#### Objective:
From the entries below, extract every line that includes the word "this".

-*-*-

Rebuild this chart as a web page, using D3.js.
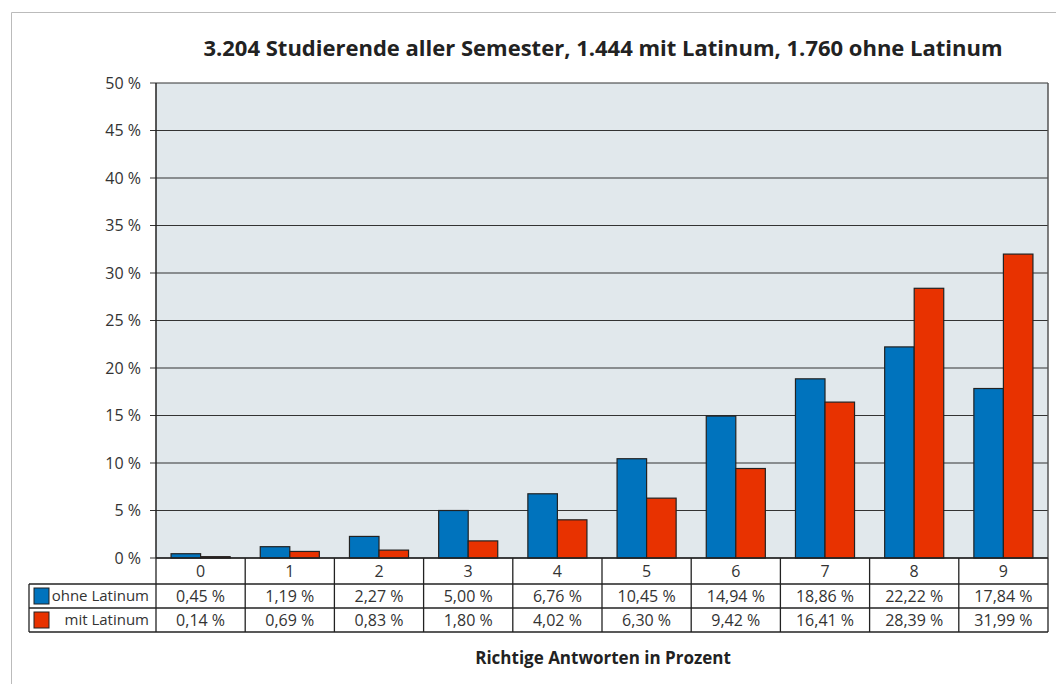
<!DOCTYPE html>
<html><head><meta charset="utf-8">
<script src="https://cdn.jsdelivr.net/npm/d3@7"></script>
<style>body{margin:0;background:#fff}svg{display:block}</style>
</head><body>
<script>
const categories = ["0","1","2","3","4","5","6","7","8","9"];
const seriesNames = ["ohne Latinum","mit Latinum"];
const ohneLatinum = [0.45,1.19,2.27,5.00,6.76,10.45,14.94,18.86,22.22,17.84];
const mitLatinum = [0.14,0.69,0.83,1.80,4.02,6.30,9.42,16.41,28.39,31.99];
const yTicks = [0,5,10,15,20,25,30,35,40,45,50];
const colors = ["#0073bd","#e83200"];
const title = "3.204 Studierende aller Semester, 1.444 mit Latinum, 1.760 ohne Latinum";
const xTitle = "Richtige Antworten in Prozent";

const W=1056,H=684;
const m={left:156,right:1048,top:83,bottom:558};
const font="'Open Sans', 'Noto Sans', sans-serif";
const txt="#333";
const svg=d3.select("body").append("svg").attr("width",W).attr("height",H);

// outer frame
svg.append("path").attr("d",`M11.5,${H} V12.5 H${W}`).attr("fill","none").attr("stroke","#bbb").attr("stroke-width",1);

const x=d3.scaleBand().domain(categories).range([m.left,m.right]).paddingInner(0).paddingOuter(0);
const x1=d3.scaleBand().domain([0,1]).range([0,x.bandwidth()]).paddingOuter(0.51);
const y=d3.scaleLinear().domain([0,50]).range([m.bottom,m.top]);

svg.append("rect").attr("x",m.left).attr("y",m.top).attr("width",m.right-m.left).attr("height",m.bottom-m.top).attr("fill","#e1e8ec");

// gridlines
svg.append("g").selectAll("line").data(yTicks).join("line")
 .attr("x1",m.left-6).attr("x2",m.right).attr("y1",d=>y(d)).attr("y2",d=>y(d))
 .attr("stroke","#333").attr("stroke-width",1.2);

// y axis labels
svg.append("g").selectAll("text").data(yTicks).join("text")
 .attr("x",m.left-15).attr("y",d=>y(d)).attr("dy","0.35em").attr("text-anchor","end")
 .attr("font-family",font).attr("font-size",16).attr("fill",txt).text(d=>d+" %");

// bars
const series=[ohneLatinum,mitLatinum];
series.forEach((s,i)=>{
 svg.append("g").selectAll("rect").data(s).join("rect")
  .attr("x",(d,j)=>x(categories[j])+x1(i)).attr("width",x1.bandwidth())
  .attr("y",d=>y(d)).attr("height",d=>y(0)-y(d))
  .attr("fill",colors[i]).attr("stroke","#222").attr("stroke-width",1.2);
});

// axes lines
svg.append("line").attr("x1",m.left).attr("x2",m.left).attr("y1",m.top).attr("y2",m.bottom).attr("stroke","#222").attr("stroke-width",1.5);
svg.append("line").attr("x1",m.right).attr("x2",m.right).attr("y1",m.top).attr("y2",m.bottom).attr("stroke","#555").attr("stroke-width",1.5);

// table
const rowY=[558,584,608,632];
const tLeft=29;
const tg=svg.append("g");
tg.selectAll("text.cat").data(categories).join("text").attr("class","cat")
 .attr("x",d=>x(d)+x.bandwidth()/2).attr("y",(rowY[0]+rowY[1])/2).attr("dy","0.35em")
 .attr("text-anchor","middle").attr("font-family",font).attr("font-size",16).attr("fill",txt).text(d=>d);
series.forEach((s,i)=>{
 const cy=(rowY[i+1]+rowY[i+2])/2;
 tg.append("g").selectAll("text").data(s).join("text")
  .attr("x",(d,j)=>x(categories[j])+x.bandwidth()/2).attr("y",cy).attr("dy","0.35em")
  .attr("text-anchor","middle").attr("font-family",font).attr("font-size",16).attr("fill",txt)
  .text(d=>d.toFixed(2).replace(".",",")+" %");
 tg.append("rect").attr("x",tLeft+5).attr("y",cy-8).attr("width",15).attr("height",16)
  .attr("fill",colors[i]).attr("stroke","#222").attr("stroke-width",1);
 tg.append("text").attr("x",m.left-7).attr("y",cy).attr("dy","0.35em").attr("text-anchor","end")
  .attr("font-family",font).attr("font-size",15).attr("fill",txt).text(seriesNames[i]);
});
const ln=(a,b,c,d)=>tg.append("line").attr("x1",a).attr("y1",b).attr("x2",c).attr("y2",d).attr("stroke","#222").attr("stroke-width",1.3);
ln(m.left,rowY[0],m.right,rowY[0]);
ln(tLeft,rowY[1],m.right,rowY[1]);
ln(tLeft,rowY[2],m.right,rowY[2]);
ln(tLeft,rowY[3],m.right,rowY[3]);
ln(tLeft,rowY[1],tLeft,rowY[3]);
categories.forEach(c=>ln(x(c),rowY[0],x(c),rowY[3]));
ln(m.right,rowY[0],m.right,rowY[3]);

// titles
svg.append("text").attr("x",603).attr("y",56).attr("text-anchor","middle")
 .attr("font-family",font).attr("font-weight","bold").attr("font-size",22).attr("fill","#222").text(title);
svg.append("text").attr("x",603).attr("y",664).attr("text-anchor","middle")
 .attr("font-family",font).attr("font-weight","bold").attr("font-size",17).attr("fill","#222").text(xTitle);
</script>
</body></html>
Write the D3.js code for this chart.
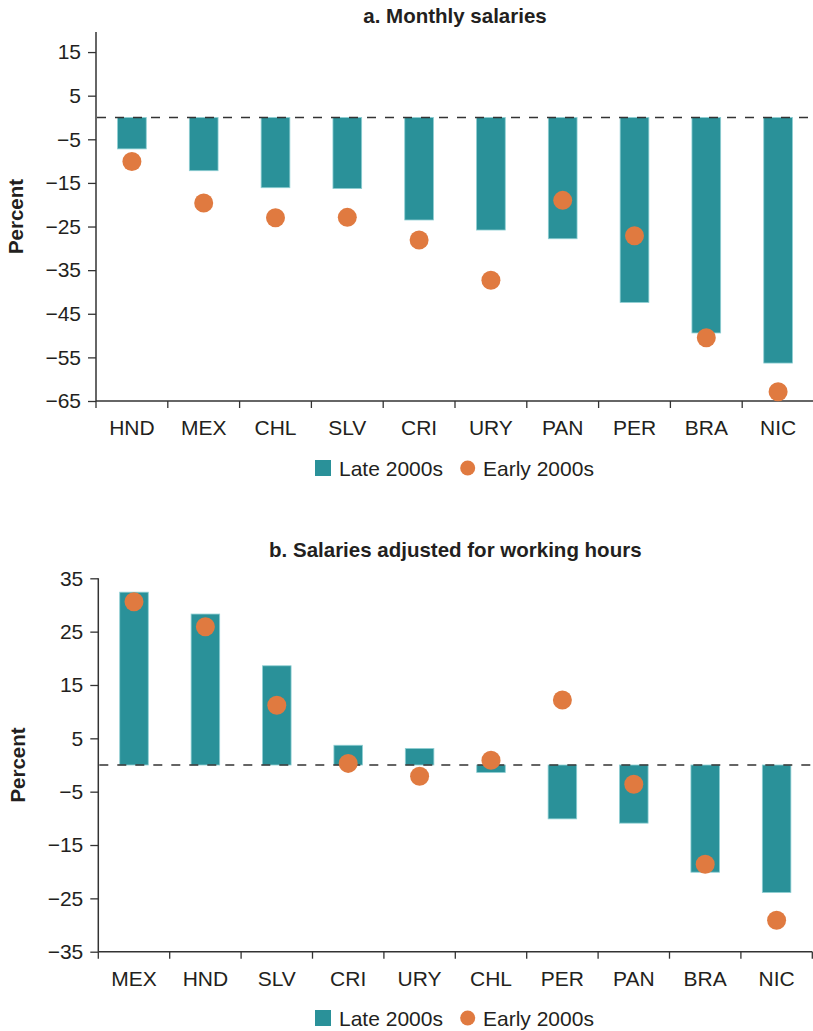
<!DOCTYPE html>
<html>
<head>
<meta charset="utf-8">
<script src="https://cdn.jsdelivr.net/npm/d3@7"></script>
<style>
  body { margin: 0; background: #fff; }
  svg { display: block; font-family: "Liberation Sans", Arial, sans-serif; }
</style>
</head>
<body>
<svg id="chart" width="813" height="1031"></svg>
<script>
// panel a: monthly salaries
const catsA = ['HND', 'MEX', 'CHL', 'SLV', 'CRI', 'URY', 'PAN', 'PER', 'BRA', 'NIC'];
const lateA = [-7.2, -12.2, -16.1, -16.3, -23.5, -25.8, -27.8, -42.4, -49.4, -56.3];
const earlyA = [-10.1, -19.6, -23.0, -22.9, -28.1, -37.3, -19.0, -27.1, -50.5, -62.9];
const ticksA = [15, 5, -5, -15, -25, -35, -45, -55, -65];

// panel b: salaries adjusted for working hours
const catsB = ['MEX', 'HND', 'SLV', 'CRI', 'URY', 'CHL', 'PER', 'PAN', 'BRA', 'NIC'];
const lateB = [32.4, 28.3, 18.6, 3.7, 3.1, -1.4, -10.1, -10.9, -20.1, -23.9];
const earlyB = [30.6, 25.9, 11.2, 0.3, -2.1, 0.9, 12.2, -3.6, -18.6, -29.1];
const ticksB = [35, 25, 15, 5, -5, -15, -25, -35];

const seriesNames = ['Late 2000s', 'Early 2000s'];

const teal = '#2a9199';
const orange = '#e07a40';
const ink = '#231f20';

const svg = d3.select('#chart');

function drawPanel(opt) {
    const g = svg.append('g');

    const x = d3.scaleBand()
        .domain(opt.cats)
        .range([opt.left, opt.right])
        .paddingInner(0)
        .paddingOuter(0);

    const y = d3.scaleLinear()
        .domain(opt.domain)
        .range([opt.bottom, opt.top]);

    // title
    g.append('text')
        .attr('x', (opt.left + opt.right) / 2)
        .attr('y', opt.titleY)
        .attr('text-anchor', 'middle')
        .attr('font-size', 20.5)
        .attr('font-weight', 'bold')
        .attr('fill', ink)
        .text(opt.title);

    // y axis
    const yAxis = g.append('g')
        .attr('transform', `translate(${opt.left},0)`)
        .call(d3.axisLeft(y).tickValues(opt.ticks).tickSize(8).tickPadding(7)
            .tickFormat(d => d < 0 ? '\u2212' + Math.abs(d) : d));
    yAxis.select('.domain').remove();
    yAxis.selectAll('line').attr('stroke', '#333').attr('stroke-width', 1.3);
    yAxis.selectAll('text').attr('font-size', 21).attr('fill', ink)
        .attr('font-family', '"Liberation Sans", Arial, sans-serif');

    g.append('line')
        .attr('x1', opt.left).attr('x2', opt.left)
        .attr('y1', y(opt.domain[1])).attr('y2', y(opt.domain[0]))
        .attr('stroke', '#333').attr('stroke-width', 1.5);

    // x axis
    g.append('line')
        .attr('x1', opt.left).attr('x2', opt.right)
        .attr('y1', y(opt.domain[0])).attr('y2', y(opt.domain[0]))
        .attr('stroke', '#333').attr('stroke-width', 1.5);

    const edges = opt.cats.map(c => x(c)).concat([x(opt.cats[opt.cats.length - 1]) + x.bandwidth()]);
    g.selectAll('.xtick')
        .data(edges)
        .join('line')
        .attr('x1', d => d).attr('x2', d => d)
        .attr('y1', y(opt.domain[0])).attr('y2', y(opt.domain[0]) + 7)
        .attr('stroke', '#333').attr('stroke-width', 1.3);

    g.selectAll('.xlabel')
        .data(opt.cats)
        .join('text')
        .attr('x', d => x(d) + x.bandwidth() / 2)
        .attr('y', y(opt.domain[0]) + 34)
        .attr('text-anchor', 'middle')
        .attr('font-size', 21)
        .attr('fill', ink)
        .text(d => d);

    // y label
    g.append('text')
        .attr('transform', `translate(${opt.left - 73},${(y(opt.domain[0]) + y(opt.domain[1])) / 2}) rotate(-90)`)
        .attr('text-anchor', 'middle')
        .attr('font-size', 20.5)
        .attr('font-weight', 'bold')
        .attr('fill', ink)
        .text('Percent');

    // bars
    const bw = x.bandwidth() * 0.4;
    g.selectAll('.bar')
        .data(opt.cats)
        .join('rect')
        .attr('x', (d) => x(d) + (x.bandwidth() - bw) / 2)
        .attr('y', (d, i) => y(Math.max(0, opt.late[i])))
        .attr('width', bw)
        .attr('height', (d, i) => Math.abs(y(opt.late[i]) - y(0)))
        .attr('fill', teal)
        .attr('stroke', '#8fcfd3')
        .attr('stroke-width', 0.8);

    // zero line
    g.append('line')
        .attr('x1', opt.left + 1).attr('x2', opt.right)
        .attr('y1', y(0)).attr('y2', y(0))
        .attr('stroke', '#333')
        .attr('stroke-width', 1.3)
        .attr('stroke-dasharray', '9,9');

    // dots
    g.selectAll('.dot')
        .data(opt.cats)
        .join('circle')
        .attr('cx', d => x(d) + x.bandwidth() / 2)
        .attr('cy', (d, i) => y(opt.early[i]))
        .attr('r', 9.5)
        .attr('fill', orange);

    // legend
    const lg = g.append('g').attr('transform', `translate(0,${opt.legendY})`);
    lg.append('rect').attr('x', 315).attr('y', -8).attr('width', 16).attr('height', 16).attr('fill', teal);
    lg.append('text').attr('x', 339).attr('y', 7.5).attr('font-size', 21).attr('fill', ink).text(seriesNames[0]);
    lg.append('circle').attr('cx', 467.7).attr('cy', 0).attr('r', 7.5).attr('fill', orange);
    lg.append('text').attr('x', 483).attr('y', 7.5).attr('font-size', 21).attr('fill', ink).text(seriesNames[1]);
}

drawPanel({
    title: 'a. Monthly salaries', titleY: 22.5,
    cats: catsA, late: lateA, early: earlyA, ticks: ticksA,
    domain: [-65, 19.6],
    left: 96, right: 814, top: 32, bottom: 401,
    legendY: 468
});

drawPanel({
    title: 'b. Salaries adjusted for working hours', titleY: 556.5,
    cats: catsB, late: lateB, early: earlyB, ticks: ticksB,
    domain: [-35, 35],
    left: 98.3, right: 812.3, top: 578.3, bottom: 951.7,
    legendY: 1018
});
</script>
</body>
</html>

-*-*-

#### Answer for the task:
Rebuild this chart as a web page, using D3.js.
Write the D3.js code for this chart.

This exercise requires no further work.